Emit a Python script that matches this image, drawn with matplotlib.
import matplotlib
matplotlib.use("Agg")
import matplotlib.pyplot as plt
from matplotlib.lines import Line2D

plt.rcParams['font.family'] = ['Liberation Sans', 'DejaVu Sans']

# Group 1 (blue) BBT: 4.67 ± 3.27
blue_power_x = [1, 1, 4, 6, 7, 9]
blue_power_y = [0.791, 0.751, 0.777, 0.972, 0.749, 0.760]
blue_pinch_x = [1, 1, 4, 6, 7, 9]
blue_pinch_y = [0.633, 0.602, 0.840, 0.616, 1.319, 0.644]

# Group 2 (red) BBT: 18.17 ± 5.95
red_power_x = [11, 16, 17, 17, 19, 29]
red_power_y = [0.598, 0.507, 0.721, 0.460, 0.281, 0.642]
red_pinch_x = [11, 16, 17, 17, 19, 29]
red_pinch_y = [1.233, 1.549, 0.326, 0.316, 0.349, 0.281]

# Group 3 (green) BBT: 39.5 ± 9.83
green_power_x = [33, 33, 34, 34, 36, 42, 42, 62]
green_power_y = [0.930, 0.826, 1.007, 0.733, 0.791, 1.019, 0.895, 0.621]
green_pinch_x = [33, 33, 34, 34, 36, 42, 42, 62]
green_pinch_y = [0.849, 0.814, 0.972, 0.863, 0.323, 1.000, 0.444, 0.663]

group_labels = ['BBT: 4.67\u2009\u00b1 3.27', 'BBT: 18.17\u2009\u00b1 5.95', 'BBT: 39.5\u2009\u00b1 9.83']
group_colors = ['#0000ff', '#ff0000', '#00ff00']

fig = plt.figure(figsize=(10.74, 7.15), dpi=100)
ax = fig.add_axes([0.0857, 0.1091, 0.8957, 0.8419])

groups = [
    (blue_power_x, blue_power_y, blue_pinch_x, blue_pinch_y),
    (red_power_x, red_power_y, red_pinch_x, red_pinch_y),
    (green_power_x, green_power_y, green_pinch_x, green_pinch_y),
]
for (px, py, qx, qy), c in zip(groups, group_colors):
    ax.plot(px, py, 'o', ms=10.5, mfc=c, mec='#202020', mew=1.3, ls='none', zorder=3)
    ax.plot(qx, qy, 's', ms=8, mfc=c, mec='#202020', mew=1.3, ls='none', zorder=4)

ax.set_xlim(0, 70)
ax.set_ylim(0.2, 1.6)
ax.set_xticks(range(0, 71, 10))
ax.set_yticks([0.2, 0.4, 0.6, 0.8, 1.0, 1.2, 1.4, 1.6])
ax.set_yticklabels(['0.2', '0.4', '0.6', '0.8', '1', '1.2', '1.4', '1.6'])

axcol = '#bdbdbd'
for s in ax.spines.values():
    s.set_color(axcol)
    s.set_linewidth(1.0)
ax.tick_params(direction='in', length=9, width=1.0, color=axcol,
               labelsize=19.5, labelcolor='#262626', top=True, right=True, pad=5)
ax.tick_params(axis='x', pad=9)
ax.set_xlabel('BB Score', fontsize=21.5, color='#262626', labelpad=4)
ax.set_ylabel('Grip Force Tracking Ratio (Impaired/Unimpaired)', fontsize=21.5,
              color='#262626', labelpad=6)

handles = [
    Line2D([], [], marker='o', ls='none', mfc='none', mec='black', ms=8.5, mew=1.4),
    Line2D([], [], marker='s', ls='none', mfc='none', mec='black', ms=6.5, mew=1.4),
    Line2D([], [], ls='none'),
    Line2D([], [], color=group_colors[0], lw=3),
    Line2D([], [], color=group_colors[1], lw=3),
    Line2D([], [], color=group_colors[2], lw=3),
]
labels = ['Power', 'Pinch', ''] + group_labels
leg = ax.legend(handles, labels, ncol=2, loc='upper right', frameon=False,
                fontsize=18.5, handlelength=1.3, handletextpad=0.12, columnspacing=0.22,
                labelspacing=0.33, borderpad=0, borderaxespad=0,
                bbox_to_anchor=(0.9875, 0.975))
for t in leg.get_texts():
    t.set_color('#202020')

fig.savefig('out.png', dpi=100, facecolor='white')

• _Required work_: Restate the first line and every line after it, word for word, stopping once the line with "1.000, 0.444, 0.663]" is done.

• _Problem solution_:
Emit a Python script that matches this image, drawn with matplotlib.
import matplotlib
matplotlib.use("Agg")
import matplotlib.pyplot as plt
from matplotlib.lines import Line2D

plt.rcParams['font.family'] = ['Liberation Sans', 'DejaVu Sans']

# Group 1 (blue) BBT: 4.67 ± 3.27
blue_power_x = [1, 1, 4, 6, 7, 9]
blue_power_y = [0.791, 0.751, 0.777, 0.972, 0.749, 0.760]
blue_pinch_x = [1, 1, 4, 6, 7, 9]
blue_pinch_y = [0.633, 0.602, 0.840, 0.616, 1.319, 0.644]

# Group 2 (red) BBT: 18.17 ± 5.95
red_power_x = [11, 16, 17, 17, 19, 29]
red_power_y = [0.598, 0.507, 0.721, 0.460, 0.281, 0.642]
red_pinch_x = [11, 16, 17, 17, 19, 29]
red_pinch_y = [1.233, 1.549, 0.326, 0.316, 0.349, 0.281]

# Group 3 (green) BBT: 39.5 ± 9.83
green_power_x = [33, 33, 34, 34, 36, 42, 42, 62]
green_power_y = [0.930, 0.826, 1.007, 0.733, 0.791, 1.019, 0.895, 0.621]
green_pinch_x = [33, 33, 34, 34, 36, 42, 42, 62]
green_pinch_y = [0.849, 0.814, 0.972, 0.863, 0.323, 1.000, 0.444, 0.663]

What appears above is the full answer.